One contributing factor not mentioned in many of today’s media reports is that today is the settlement day for Lehman credit default swaps. The auctions are expected to produce losses to protection writers or 80 to 85 cents on every dollar of guarantee provided. Banks are believed to be hanging on to cash both to pay for their own settlement and out of fear that their counterparties may take irreperable damage in the Lehman settlement process. There may be some relief if the financial community passes this test, but with another big settlement, WaMu, later this month, banks are still likely to remain on high alert.
The cost of borrowing in dollars for three months in London soared to the highest level this year as coordinated interest-rate reductions worldwide failed to revive lending among banks for any longer than a day.
The London interbank offered rate, or Libor, for three-month loans rose 23 basis points to 4.75 percent today, the British Bankers’ Association said. That’s the highest level since Dec. 28. The Libor-OIS spread, a measure of cash scarcity, widened to a record 350 basis points. The overnight rate fell 29 basis points to 5.09 percent.
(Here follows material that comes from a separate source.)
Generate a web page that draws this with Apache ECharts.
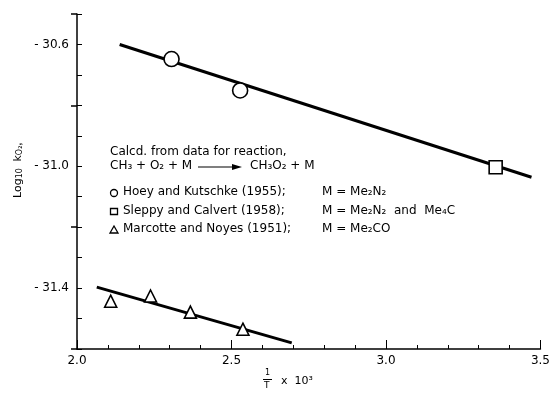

That’s still 359 basis points more than the Federal Reserve’s target rate of 1.5 percent.
“To see little or no reaction in the fixings is very disappointing and reinforces the fact that Libor is broken and that the transmission mechanism from central banks isn’t working,” said Barry Moran, a Dublin-based currency trader at Bank of Ireland, the country’s second-biggest bank. “Things are still very stressed and we don’t know what’s going to fix it in the short term.”
The European Central Bank today offered banks as much cash as they need for six days at its benchmark rate of 3.75 percent, bringing forward new measures to soothe money markets. It also loaned banks a record $100 billion in overnight dollar funds, allotting most of the cash at 5 percent, down from 9.5 percent yesterday…
The difference between what banks and the Treasury pay to borrow money for three months, the so-called TED spread, widened to a record 412 basis points.
“Libor spreads are still wide, which suggest offshore banks are not willing to take more risks lending to other banks,” said Cezar Bayonito, a liquidity trader at Allied Banking Corp. in the Philippines. “Interest-rate cuts will be of little help in the near term because the issue is trust, not rates.”…
Overnight rates on dealer-placed commercial paper rose 56 basis points to 3.5 percent yesterday, while investors seeking a haven for their money pushed the yield on three-month Treasury bills down 15 basis points to 0.6 percent. Bill yields rose 3 basis points today, to 0.65 percent.
The Financial Times mentioned a particularly troubling development, that banks are not even lending to each other on a repo. In a repo, a bank sells liquid, high credit quality securities under an agreement to repurchase, and gets cash in the interim. The fact that they will not lend in return for collateral is mind-boggling.
From the Financial Times:
Stress across money markets intensified yesterday in spite of the unprecedented round of co-ordinated interest rate cuts by central banks aimed at helping banks gain access to funds.
In recent days, central banks have pumped vast amounts of liquidity into the short-term lending markets, only for banks to hoard the cash and not lend to other banks. As well as the rate cuts, the US Treasury tried to alleviate lending problems in government bond markets by making more of its bonds available for collateral.
“The concerted central bank rate cuts should provide some relief in [Thursday’s] fixings, but the funding will remain very tight, with negative effects on the economy mounting,” said TJ Marta, strategist at RBC Capital Markets.
The breakdown in trust between lenders and borrowers since the bankruptcy of Lehman Brothers in mid-September has paralysed short-term funding markets. Institutional investors are unwilling to risk lending unsecured funds to banks, or even buy commercial paper beyond one day issues by highly rated companies.
The reluctance to lend between banks and other investors has also created chaos in the government repurchase or repo market, another important source of short-term funds for banks. In a repo transaction, sellers of debt securities promise to buy them back later for an agreed price.
Investors have stopped lending cash to banks even in return for collateral such as US Treasuries. That has broken the chain of lending between numerous banks to such an extent that borrowed securities have not been returned. These so-called “repo fails” prompted the US Treasury yesterday to re-open various Treasury issues and sell more debt yesterday.